This weekend’s cooking/crafting project (almost typed ‘problem’ – Freudian slip) got me thinking. If you are a Type-A and realize this is mostly an obstacle when it comes to 1. Other people enjoying you or 2. Relaxing instead of fixating on your unfinished to-do list or 3. Raising laid back children – though they might do this just to spite you. So where can we go for help? How can we change our ways? Well, have I got a plan for you. And it isn’t 12 steps. No, it’s 6. They are as follows.
STEP 1: Get pregnant – This is the first step in experiencing your imperfection. While you haven’t accepted that you have flaws, this is still a first step.
STEP 2: SLEEP DEPRIVATION. Wake to feed screaming child every 3 hours for months. Or even better, when you wear down, let them sleep with you (something many parents swear they will never allow, but then do it and lie about it). You will put milk away… in the bathroom. You will be at a loss for basic words like, let’s see… ‘the.’ You will be a bumbling idiot, if you can find enough strength to form a bumble. You are now accepting that you are not perfect and neither is the inside of your house.
STEP 3: Move. Yes, you must move. Not just houses, not just neighborhoods. You must move far enough away that no one knows your former self (the smart one with regular manis/pedis). The only person your new friends know is someone who can’t think straight and probably shouldn’t be driving a car let alone operating very complicated baby equipment. For a Type-A this experience is like being lost in the wilderness with no survival skills. And no, flirting with the bear will not stop him from eating you. Admit it. You are powerless.
STEP 4: Have BOYS. Make sure your offspring are boys. As soon as they are physically capable, they will jump on you, climb on you, knee and elbow you, head butt you, and yank your hair. All by accident. Next, they’ll target your furniture. And if you think taking them outside to play is the answer, they will turn your hair gray in a week. They perform death defying stunts right in front of you. Even in a flat yard with no playground equipment or strangers… they will somehow manage to jeopardize their lives. You will lose your breath. Your heart will cease to beat. And then it will be time to go inside and make dinner.
STEP 5- Build a haunted gingerbread house with your children. Go ahead and look at the box. Take in the perfect gingerbread houses in the pictures on the box. So orderly. Decorated so perfectly. Now make the icing and call your children to the table. Thirty minutes later when your dining room table is covered with icing, small candy balls that seem to run away from you (at the same time and in different directions – go ahead – chase them, it’s good for you)… yes, when your child has inserted the tip of the icing bag in his mouth and is squeezing out mouth-full after mouth-full… and when you realize the black icing will not wash off of your skin, stop to ponder what it’s doing to your son’s teeth and his clothing. When you can do this without raising your voice or feeling even one shoulder scrunching scintilla of stress (or taking over the project and making something beautiful) that’s when you know you’ve almost made it to the other side. And when you do, call and tell me a bout it. I’d like to hear what that’s like.

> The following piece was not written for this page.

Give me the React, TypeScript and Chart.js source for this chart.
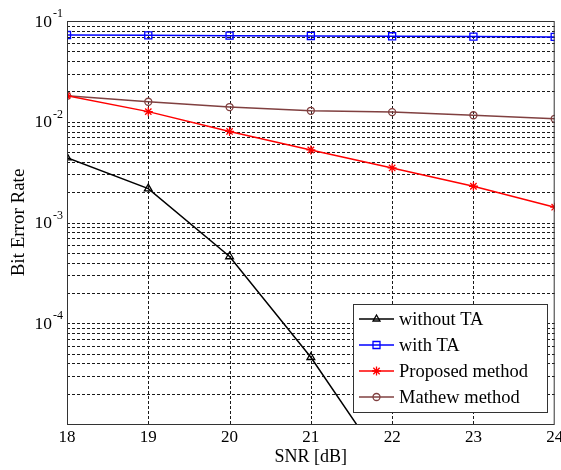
import React, { useEffect, useRef } from 'react';
import { Chart, registerables } from 'chart.js';
Chart.register(...registerables);

const snr = [18, 19, 20, 21, 22, 23, 24];
const withoutTA = [0.0044, 0.00217, 0.00046, 0.000046, 0.000003, null, null];
const withTA = [0.0726, 0.072, 0.0715, 0.071, 0.0705, 0.0700, 0.0695];
const proposed = [0.0181, 0.0126, 0.00802, 0.00525, 0.00348, 0.00229, 0.00142];
const mathew = [0.0181, 0.0158, 0.0140, 0.01285, 0.01247, 0.0116, 0.0107];
const seriesNames = ['without TA', 'with TA', 'Proposed method', 'Mathew method'];
const seriesColors = ['#000000', '#0000ff', '#ff0000', '#804040'];
const seriesMarkers = ['triangle', 'rect', 'star', 'circle'];
const yLabelExponents = [-1, -2, -3, -4];
const xTitle = 'SNR [dB]';
const yTitle = 'Bit Error Rate';

const FONT = '"Liberation Serif", "Times New Roman", serif';
const GRID_DASH = [3, 2];

function drawMarker(ctx: CanvasRenderingContext2D, style: string, x: number, y: number, color: string) {
  ctx.save();
  ctx.strokeStyle = color;
  ctx.lineWidth = 1.3;
  ctx.setLineDash([]);
  ctx.beginPath();
  if (style === 'triangle') {
    const r = 4;
    ctx.moveTo(x, y - r);
    ctx.lineTo(x + r * 0.866, y + r * 0.5);
    ctx.lineTo(x - r * 0.866, y + r * 0.5);
    ctx.closePath();
  } else if (style === 'rect') {
    ctx.rect(x - 3.5, y - 3.5, 7, 7);
  } else if (style === 'circle') {
    ctx.arc(x, y, 3.5, 0, Math.PI * 2);
  } else if (style === 'star') {
    const r = 4.5;
    for (let i = 0; i < 4; i++) {
      const a = (i * Math.PI) / 4;
      ctx.moveTo(x - r * Math.cos(a), y - r * Math.sin(a));
      ctx.lineTo(x + r * Math.cos(a), y + r * Math.sin(a));
    }
  }
  ctx.stroke();
  ctx.restore();
}

const gridPlugin = {
  id: 'dashedGrid',
  beforeDatasetsDraw(chart: any) {
    const ctx: CanvasRenderingContext2D = chart.ctx;
    const { left, right, top, bottom } = chart.chartArea;
    const xs = chart.scales.x;
    const ys = chart.scales.y;
    ctx.save();
    ctx.strokeStyle = '#1a1a1a';
    ctx.lineWidth = 1;
    ctx.setLineDash(GRID_DASH);
    ctx.beginPath();
    for (const t of xs.ticks) {
      const px = Math.round(xs.getPixelForValue(t.value)) + 0.5;
      if (px <= left + 1 || px >= right - 1) continue;
      ctx.moveTo(px, bottom);
      ctx.lineTo(px, top);
    }
    for (const t of ys.ticks) {
      const py = Math.round(ys.getPixelForValue(t.value)) + 0.5;
      if (py <= top + 1 || py >= bottom - 1) continue;
      ctx.moveTo(left, py);
      ctx.lineTo(right, py);
    }
    ctx.stroke();
    ctx.restore();
  },
};

const decorPlugin = {
  id: 'decor',
  afterDatasetsDraw(chart: any) {
    const ctx: CanvasRenderingContext2D = chart.ctx;
    const { left, right, top, bottom } = chart.chartArea;
    ctx.save();
    ctx.setLineDash([]);
    // axes box
    ctx.strokeStyle = '#333';
    ctx.lineWidth = 1;
    ctx.strokeRect(left + 0.5, top + 0.5, right - left - 1, bottom - top);
    // y tick labels with superscript exponents
    const yScale = chart.scales.y;
    ctx.fillStyle = '#000';
    ctx.textBaseline = 'middle';
    for (const e of yLabelExponents) {
      const py = yScale.getPixelForValue(Math.pow(10, e));
      ctx.font = `17.5px ${FONT}`;
      const base = '10';
      const bw = ctx.measureText(base).width;
      ctx.font = `12px ${FONT}`;
      const sup = String(e);
      const sw = ctx.measureText(sup).width;
      const endX = left - 4;
      ctx.font = `17.5px ${FONT}`;
      ctx.textAlign = 'left';
      ctx.fillText(base, endX - sw - bw - 1, py + 1);
      ctx.font = `12px ${FONT}`;
      ctx.fillText(sup, endX - sw, py - 7);
    }
    // legend
    const lx = 353, ly = 304, lw = 194, lh = 108;
    ctx.fillStyle = '#fff';
    ctx.fillRect(lx, ly, lw, lh);
    ctx.strokeStyle = '#333';
    ctx.lineWidth = 1;
    ctx.strokeRect(lx + 0.5, ly + 0.5, lw, lh);
    for (let i = 0; i < seriesNames.length; i++) {
      const cy = ly + 15 + i * 26;
      ctx.strokeStyle = seriesColors[i];
      ctx.lineWidth = 1.5;
      ctx.beginPath();
      ctx.moveTo(lx + 6, cy);
      ctx.lineTo(lx + 41, cy);
      ctx.stroke();
      drawMarker(ctx, seriesMarkers[i], lx + 23.5, cy, seriesColors[i]);
      ctx.fillStyle = '#000';
      ctx.font = `18.5px ${FONT}`;
      ctx.textAlign = 'left';
      ctx.textBaseline = 'middle';
      ctx.fillText(seriesNames[i], lx + 46, cy + 1);
    }
    ctx.restore();
  },
};

export default function App() {
  const ref = useRef<HTMLCanvasElement>(null);
  useEffect(() => {
    if (!ref.current) return;
    const allData = [withoutTA, withTA, proposed, mathew];
    const datasets = allData.map((arr, i) => ({
      label: seriesNames[i],
      data: snr.map((x, j) => ({ x, y: arr[j] })),
      borderColor: seriesColors[i],
      backgroundColor: 'rgba(0,0,0,0)',
      borderWidth: 1.5,
      pointStyle: seriesMarkers[i] as any,
      pointRadius: seriesMarkers[i] === 'rect' ? 5 : seriesMarkers[i] === 'star' ? 4.5 : seriesMarkers[i] === 'circle' ? 3.5 : 4.5,
      pointBorderWidth: 1.3,
      pointBorderColor: seriesColors[i],
      pointBackgroundColor: 'rgba(0,0,0,0)',
      spanGaps: false,
      tension: 0,
    }));
    const chart = new Chart(ref.current, {
      type: 'line',
      data: { datasets: datasets as any },
      plugins: [gridPlugin, decorPlugin],
      options: {
        animation: false,
        responsive: true,
        maintainAspectRatio: false,
        layout: { padding: { top: 21, right: 5, left: 0, bottom: 0 } },
        plugins: { legend: { display: false }, tooltip: { enabled: false } },
        scales: {
          x: {
            type: 'linear',
            min: 18,
            max: 24,
            ticks: {
              stepSize: 1,
              color: '#000',
              font: { family: FONT, size: 17 },
              padding: 3,
              maxRotation: 0,
            },
            grid: { display: false, drawTicks: false },
            border: { display: false },
            title: {
              display: true,
              text: xTitle,
              color: '#000',
              font: { family: FONT, size: 18 },
              padding: { top: 0, bottom: 2 },
            },
            afterFit: (s: any) => {
              s.height = 46;
              s.paddingLeft = 0;
              s.paddingRight = 0;
            },
          },
          y: {
            type: 'logarithmic',
            min: 1e-5,
            max: 1e-1,
            afterBuildTicks: (s: any) => {
              const t: any[] = [];
              for (let e = -5; e <= -1; e++) {
                for (let m = 1; m <= 9; m++) {
                  const v = m * Math.pow(10, e);
                  if (v > 0.1000001) break;
                  t.push({ value: v, major: m === 1 });
                }
              }
              s.ticks = t;
            },
            ticks: { display: false },
            grid: { display: false, drawTicks: false },
            border: { display: false },
            title: {
              display: true,
              text: yTitle,
              color: '#000',
              font: { family: FONT, size: 19 },
              padding: { top: 8, bottom: 0 },
            },
            afterFit: (s: any) => {
              s.width = 67;
              s.paddingTop = 0;
              s.paddingBottom = 0;
            },
          },
        },
      } as any,
    });
    return () => chart.destroy();
  }, []);
  return (
    <div style={{ position: 'fixed', left: 0, top: 0, width: 561, height: 470, background: '#fff' }}>
      <canvas ref={ref} />
    </div>
  );
}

STEP 6: LOVE. Yes, LOVE like crazy the very tiny human exposing your every weakness. Love to the point that you brand yourself a fool in public doing anything required to make them laugh or smile. Love to the point that when they cry, you are close to tears yourself. When they are old enough to talk (something you don’t need to encourage, trust me) love that little person to pieces when they make fun of imperfect, lovable you. Love to the point that when you look at what must be the world’s ugliest gingerbread house, you smile and tell them they did an incredible job! And then put that atrocious confection on display until Halloween night.
NOW, help the rest of us!
Anna

This post made me laugh out loud! I soooo, get where you are coming from. I have a 5 year old boy who cooks with me all the time. Anything involving decorating drives me insane. But I’m getting better (well….maybe). Thanks for sharing.
Thank you!!!!! 🙂
Anna,
Your step 6 made me well up. There is nothing like (trying my best at) unconditional love. I love reading, and rereading your thoughts on these fun adventures of raising munchkins.